Dataset records:

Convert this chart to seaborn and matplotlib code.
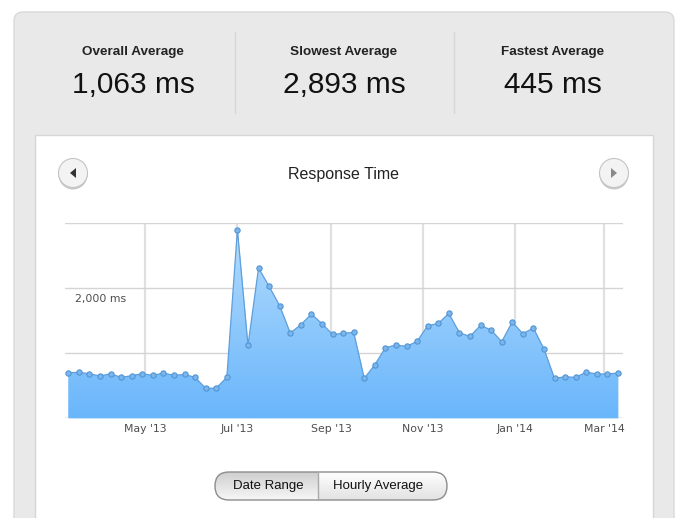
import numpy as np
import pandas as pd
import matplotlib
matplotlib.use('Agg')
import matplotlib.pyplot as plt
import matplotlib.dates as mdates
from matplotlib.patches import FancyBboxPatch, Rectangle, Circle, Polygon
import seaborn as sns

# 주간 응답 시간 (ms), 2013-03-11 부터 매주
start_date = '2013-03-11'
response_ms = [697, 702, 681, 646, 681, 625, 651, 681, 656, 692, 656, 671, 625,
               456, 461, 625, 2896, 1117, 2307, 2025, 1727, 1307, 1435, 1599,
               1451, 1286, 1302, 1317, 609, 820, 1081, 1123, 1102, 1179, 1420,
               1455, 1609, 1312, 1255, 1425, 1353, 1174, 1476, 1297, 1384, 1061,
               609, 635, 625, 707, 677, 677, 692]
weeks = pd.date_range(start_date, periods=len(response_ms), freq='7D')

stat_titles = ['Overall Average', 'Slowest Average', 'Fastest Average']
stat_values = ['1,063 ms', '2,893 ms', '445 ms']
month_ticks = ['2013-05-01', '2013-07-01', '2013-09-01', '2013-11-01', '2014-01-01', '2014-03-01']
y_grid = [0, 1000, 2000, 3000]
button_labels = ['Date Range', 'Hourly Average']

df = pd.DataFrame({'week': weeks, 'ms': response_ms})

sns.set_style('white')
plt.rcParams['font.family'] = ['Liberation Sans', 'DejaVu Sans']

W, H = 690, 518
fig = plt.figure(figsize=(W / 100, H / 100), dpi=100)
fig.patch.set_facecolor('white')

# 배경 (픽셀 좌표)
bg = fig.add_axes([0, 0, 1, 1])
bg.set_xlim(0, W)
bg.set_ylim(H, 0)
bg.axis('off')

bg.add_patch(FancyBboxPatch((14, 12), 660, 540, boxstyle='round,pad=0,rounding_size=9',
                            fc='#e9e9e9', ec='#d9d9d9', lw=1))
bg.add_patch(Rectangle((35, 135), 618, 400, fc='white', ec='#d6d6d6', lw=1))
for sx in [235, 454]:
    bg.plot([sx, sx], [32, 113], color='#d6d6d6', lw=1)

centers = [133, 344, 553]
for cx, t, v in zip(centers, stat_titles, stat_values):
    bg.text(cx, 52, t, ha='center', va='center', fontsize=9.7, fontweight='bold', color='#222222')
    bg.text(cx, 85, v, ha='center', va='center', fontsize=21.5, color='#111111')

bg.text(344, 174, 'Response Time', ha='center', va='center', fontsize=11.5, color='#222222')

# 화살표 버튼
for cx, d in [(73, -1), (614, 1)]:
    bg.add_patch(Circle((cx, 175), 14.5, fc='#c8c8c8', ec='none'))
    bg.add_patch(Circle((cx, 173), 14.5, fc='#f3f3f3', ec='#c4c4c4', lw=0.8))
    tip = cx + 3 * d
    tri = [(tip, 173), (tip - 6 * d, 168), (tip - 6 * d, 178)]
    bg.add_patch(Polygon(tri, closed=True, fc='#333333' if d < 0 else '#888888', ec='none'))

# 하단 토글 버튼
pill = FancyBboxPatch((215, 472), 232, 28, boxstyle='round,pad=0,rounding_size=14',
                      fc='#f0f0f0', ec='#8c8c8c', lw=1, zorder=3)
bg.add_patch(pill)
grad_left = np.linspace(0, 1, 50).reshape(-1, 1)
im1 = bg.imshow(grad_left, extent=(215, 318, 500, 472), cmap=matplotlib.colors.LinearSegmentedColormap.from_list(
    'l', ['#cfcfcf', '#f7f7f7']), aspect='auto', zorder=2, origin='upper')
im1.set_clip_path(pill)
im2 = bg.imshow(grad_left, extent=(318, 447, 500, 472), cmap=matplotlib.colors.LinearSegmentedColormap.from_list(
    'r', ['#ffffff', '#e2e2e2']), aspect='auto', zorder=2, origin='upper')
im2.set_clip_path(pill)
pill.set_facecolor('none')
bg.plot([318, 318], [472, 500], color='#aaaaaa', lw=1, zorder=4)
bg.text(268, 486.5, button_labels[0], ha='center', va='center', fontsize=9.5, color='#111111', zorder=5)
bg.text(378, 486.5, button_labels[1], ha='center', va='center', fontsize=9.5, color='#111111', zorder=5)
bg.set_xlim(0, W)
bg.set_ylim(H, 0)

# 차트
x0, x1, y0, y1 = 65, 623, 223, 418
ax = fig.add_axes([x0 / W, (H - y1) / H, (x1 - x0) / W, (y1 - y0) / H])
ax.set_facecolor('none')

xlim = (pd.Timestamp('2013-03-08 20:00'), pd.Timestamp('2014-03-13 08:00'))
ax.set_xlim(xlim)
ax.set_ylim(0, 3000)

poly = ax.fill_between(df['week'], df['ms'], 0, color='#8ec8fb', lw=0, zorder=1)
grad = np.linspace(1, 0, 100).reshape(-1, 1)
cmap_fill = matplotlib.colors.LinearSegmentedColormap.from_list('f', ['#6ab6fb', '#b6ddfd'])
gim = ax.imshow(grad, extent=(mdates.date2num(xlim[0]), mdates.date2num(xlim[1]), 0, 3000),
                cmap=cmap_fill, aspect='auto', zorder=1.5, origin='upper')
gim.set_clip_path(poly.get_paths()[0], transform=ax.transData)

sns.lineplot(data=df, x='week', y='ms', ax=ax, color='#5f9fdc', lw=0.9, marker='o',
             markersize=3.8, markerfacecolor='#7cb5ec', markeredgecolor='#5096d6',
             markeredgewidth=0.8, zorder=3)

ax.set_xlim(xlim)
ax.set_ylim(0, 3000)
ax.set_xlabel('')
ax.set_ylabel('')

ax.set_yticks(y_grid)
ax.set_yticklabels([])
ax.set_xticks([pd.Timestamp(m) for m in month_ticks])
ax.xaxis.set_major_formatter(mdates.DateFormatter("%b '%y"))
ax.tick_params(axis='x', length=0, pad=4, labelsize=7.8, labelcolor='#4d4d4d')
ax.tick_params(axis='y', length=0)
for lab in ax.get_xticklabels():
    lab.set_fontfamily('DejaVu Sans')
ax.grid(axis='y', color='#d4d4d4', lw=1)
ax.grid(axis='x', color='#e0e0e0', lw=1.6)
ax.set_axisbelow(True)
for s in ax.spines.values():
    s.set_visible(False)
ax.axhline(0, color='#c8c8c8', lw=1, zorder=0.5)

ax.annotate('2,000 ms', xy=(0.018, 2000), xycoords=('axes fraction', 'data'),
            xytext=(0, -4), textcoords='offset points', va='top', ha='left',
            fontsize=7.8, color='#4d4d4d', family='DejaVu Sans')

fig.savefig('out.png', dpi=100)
---
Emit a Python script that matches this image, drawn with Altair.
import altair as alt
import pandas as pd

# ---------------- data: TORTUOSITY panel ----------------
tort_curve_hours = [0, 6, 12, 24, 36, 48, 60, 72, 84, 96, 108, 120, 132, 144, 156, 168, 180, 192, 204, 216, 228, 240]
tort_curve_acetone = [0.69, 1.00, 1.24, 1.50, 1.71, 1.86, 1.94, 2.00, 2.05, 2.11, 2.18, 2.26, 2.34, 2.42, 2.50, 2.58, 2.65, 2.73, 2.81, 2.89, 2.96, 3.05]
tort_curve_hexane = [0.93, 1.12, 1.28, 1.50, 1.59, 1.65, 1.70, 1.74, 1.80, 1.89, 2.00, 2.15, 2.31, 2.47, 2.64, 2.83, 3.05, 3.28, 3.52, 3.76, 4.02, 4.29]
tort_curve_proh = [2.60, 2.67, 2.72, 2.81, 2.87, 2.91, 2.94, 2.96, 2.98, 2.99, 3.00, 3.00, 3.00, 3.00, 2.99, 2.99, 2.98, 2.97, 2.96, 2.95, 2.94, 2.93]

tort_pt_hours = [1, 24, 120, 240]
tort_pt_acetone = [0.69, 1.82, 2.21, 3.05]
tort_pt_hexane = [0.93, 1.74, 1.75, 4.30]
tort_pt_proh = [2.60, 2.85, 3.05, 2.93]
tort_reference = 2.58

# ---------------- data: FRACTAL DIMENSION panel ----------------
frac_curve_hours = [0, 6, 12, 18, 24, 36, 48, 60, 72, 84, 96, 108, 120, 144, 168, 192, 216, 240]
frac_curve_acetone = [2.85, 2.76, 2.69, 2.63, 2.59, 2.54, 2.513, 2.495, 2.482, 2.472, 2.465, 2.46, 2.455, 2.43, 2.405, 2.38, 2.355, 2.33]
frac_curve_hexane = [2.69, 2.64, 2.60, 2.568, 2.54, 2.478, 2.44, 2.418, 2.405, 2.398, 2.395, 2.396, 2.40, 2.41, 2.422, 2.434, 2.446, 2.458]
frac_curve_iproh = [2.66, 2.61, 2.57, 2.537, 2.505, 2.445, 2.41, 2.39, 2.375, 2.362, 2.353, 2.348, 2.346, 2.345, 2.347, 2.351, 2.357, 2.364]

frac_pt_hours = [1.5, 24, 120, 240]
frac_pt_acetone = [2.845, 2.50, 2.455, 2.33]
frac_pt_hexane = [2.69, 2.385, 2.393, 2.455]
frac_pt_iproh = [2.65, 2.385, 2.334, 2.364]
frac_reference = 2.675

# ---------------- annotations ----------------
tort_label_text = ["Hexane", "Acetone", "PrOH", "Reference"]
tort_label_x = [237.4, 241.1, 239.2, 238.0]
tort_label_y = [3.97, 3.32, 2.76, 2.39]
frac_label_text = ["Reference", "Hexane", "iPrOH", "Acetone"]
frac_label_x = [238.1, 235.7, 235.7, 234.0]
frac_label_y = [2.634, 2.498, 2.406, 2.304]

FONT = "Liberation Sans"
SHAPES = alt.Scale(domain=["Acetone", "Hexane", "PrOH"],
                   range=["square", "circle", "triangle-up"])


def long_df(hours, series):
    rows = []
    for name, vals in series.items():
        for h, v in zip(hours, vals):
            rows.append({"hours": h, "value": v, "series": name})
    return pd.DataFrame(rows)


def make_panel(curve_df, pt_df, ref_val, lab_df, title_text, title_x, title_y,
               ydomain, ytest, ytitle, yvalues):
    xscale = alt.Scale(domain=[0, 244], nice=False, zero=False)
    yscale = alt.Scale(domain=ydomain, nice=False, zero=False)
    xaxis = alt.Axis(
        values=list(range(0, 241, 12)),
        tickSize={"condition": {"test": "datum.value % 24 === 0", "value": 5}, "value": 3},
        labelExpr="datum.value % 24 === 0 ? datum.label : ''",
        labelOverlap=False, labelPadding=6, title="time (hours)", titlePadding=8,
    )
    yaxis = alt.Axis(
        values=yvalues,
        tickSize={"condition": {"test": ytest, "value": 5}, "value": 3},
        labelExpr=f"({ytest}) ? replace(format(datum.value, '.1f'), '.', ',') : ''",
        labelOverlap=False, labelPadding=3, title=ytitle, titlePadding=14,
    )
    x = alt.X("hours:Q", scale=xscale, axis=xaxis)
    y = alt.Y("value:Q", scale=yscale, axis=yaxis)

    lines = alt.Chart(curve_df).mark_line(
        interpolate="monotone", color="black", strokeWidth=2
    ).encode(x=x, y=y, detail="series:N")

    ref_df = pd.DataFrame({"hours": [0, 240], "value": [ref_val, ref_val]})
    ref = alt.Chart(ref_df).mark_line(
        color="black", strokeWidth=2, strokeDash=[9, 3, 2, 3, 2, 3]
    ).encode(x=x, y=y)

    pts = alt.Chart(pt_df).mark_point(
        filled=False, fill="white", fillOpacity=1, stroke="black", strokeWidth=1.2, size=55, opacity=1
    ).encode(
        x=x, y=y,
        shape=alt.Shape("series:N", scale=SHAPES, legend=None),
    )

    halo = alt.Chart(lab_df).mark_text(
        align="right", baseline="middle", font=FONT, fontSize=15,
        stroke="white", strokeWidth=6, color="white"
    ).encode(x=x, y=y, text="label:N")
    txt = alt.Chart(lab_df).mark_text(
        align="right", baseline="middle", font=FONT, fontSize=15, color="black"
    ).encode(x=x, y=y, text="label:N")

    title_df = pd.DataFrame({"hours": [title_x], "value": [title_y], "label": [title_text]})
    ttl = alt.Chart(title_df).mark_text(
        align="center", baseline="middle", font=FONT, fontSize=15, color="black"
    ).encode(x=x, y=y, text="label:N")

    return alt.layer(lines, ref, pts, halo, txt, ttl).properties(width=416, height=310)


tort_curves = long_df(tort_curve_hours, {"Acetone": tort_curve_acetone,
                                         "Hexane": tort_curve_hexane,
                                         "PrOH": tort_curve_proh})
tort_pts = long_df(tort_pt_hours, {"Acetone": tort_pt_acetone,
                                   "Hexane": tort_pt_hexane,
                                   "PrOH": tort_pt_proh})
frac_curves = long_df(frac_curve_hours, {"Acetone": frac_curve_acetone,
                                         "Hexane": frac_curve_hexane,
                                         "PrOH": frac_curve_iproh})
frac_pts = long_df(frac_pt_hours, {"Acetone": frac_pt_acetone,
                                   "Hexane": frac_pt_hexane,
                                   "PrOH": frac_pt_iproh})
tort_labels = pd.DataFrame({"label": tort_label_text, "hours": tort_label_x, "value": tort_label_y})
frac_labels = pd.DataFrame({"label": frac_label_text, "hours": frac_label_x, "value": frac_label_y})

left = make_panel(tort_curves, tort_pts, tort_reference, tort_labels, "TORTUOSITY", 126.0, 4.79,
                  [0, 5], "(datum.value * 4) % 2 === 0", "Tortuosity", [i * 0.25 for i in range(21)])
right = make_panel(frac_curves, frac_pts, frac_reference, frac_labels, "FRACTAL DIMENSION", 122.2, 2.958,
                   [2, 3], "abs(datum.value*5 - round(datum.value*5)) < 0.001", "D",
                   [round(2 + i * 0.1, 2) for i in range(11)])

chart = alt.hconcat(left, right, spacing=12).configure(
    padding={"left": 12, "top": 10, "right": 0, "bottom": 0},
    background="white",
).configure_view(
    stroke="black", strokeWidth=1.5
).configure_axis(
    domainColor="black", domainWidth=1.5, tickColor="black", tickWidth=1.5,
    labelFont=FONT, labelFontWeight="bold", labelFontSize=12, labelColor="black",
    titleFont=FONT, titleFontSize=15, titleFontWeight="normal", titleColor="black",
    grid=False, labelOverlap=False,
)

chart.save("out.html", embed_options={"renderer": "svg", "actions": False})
* * *
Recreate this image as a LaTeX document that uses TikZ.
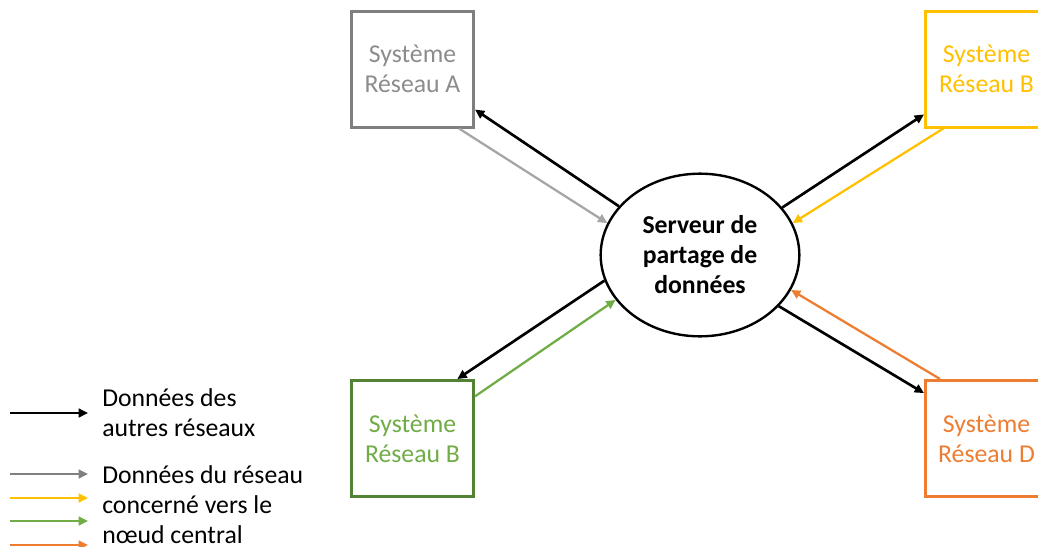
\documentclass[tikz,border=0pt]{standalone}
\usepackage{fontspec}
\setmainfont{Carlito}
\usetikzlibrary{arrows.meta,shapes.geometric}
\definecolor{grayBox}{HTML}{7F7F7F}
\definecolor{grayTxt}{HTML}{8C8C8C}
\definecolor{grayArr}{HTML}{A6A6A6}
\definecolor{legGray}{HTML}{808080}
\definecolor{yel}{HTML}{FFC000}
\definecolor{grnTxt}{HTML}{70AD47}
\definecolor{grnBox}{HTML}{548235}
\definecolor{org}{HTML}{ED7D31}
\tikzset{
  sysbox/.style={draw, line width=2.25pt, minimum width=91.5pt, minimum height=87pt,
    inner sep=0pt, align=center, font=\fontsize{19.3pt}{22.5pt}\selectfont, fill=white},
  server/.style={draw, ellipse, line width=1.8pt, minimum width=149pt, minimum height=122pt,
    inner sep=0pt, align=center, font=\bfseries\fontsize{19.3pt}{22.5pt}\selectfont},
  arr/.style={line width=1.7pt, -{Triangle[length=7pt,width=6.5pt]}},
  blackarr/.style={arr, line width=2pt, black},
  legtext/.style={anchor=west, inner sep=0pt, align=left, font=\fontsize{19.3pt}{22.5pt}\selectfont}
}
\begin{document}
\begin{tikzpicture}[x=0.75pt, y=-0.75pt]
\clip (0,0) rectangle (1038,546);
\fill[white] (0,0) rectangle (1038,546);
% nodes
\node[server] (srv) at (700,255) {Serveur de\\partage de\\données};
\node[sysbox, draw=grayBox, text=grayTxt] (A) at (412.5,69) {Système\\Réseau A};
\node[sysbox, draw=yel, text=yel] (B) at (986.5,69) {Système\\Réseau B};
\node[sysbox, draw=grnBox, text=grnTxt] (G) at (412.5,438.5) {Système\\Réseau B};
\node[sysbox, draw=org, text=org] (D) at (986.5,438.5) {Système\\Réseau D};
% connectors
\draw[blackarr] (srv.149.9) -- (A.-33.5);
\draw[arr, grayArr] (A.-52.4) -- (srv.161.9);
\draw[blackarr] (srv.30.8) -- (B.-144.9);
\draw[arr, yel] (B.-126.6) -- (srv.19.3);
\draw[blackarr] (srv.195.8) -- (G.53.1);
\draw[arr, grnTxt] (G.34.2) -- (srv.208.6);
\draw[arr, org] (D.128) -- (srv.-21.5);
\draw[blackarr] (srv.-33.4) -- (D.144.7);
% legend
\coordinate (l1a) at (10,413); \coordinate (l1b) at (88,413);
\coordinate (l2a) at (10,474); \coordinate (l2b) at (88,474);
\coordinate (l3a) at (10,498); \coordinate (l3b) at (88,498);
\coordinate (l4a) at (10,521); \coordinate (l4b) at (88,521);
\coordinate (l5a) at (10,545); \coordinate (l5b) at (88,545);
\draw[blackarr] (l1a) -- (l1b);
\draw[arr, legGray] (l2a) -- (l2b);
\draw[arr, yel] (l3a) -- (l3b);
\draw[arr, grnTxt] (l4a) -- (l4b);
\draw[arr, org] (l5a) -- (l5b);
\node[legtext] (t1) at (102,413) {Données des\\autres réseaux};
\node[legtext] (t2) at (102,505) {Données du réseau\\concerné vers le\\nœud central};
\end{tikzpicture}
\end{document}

__Task directions__
Show every line in the entries where the string "image" occurs.

__Answer for the task__
Emit a Python script that matches this image, drawn with Altair.
Recreate this image as a LaTeX document that uses TikZ.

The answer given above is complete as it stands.